When I forced our routine to an abrupt stop, my dance partner revealed his dishonourable intention to extort money from me. He raced through a 30-second pitch about his non-profit organisation, littered with guilt-laden phrases starting with "All you need do is …" and "If you can find it in your heart to …". Mildly irritated and now very late for my next appointment, I explained politely I couldn't sign up for a regular UK direct debit to fund his cause as I wasn't domiciled in the country. Had he an envelope handy for donations, we might have parted on better terms but as it was, he let out a sigh and looked over my shoulder for his next victim.

Bring back the kindly, rosy-cheeked ladies in fleece jackets, rattling tins full of coppers and handing out stickers, I say. The hard-sell and aggressive ambush with sarcastic parting words has no place in modern society and serves only to give legitimate charities a bad name.
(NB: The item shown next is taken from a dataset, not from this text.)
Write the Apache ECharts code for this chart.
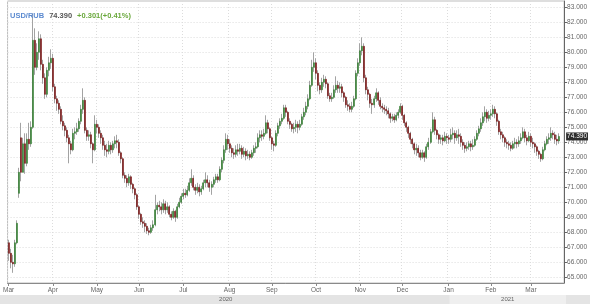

Now, if the Victorians are to be believed, it's not becoming of a person to carry coins. In Dubai, however, they are not the easiest things to part with in a charitable way. If you are lucky enough to receive them - for there seems to be a permanent shortage at my local Spinneys - there are no charity boxes on the counter or at the exits in which to deposit your dirhams. Indeed, it seems like a wasted opportunity to me that fast-food outlets and petrol stations aren't awash with brightly coloured plastic donation canisters. For as we know, charity of course begins at home, but what's to say it can't also begin in Starbucks?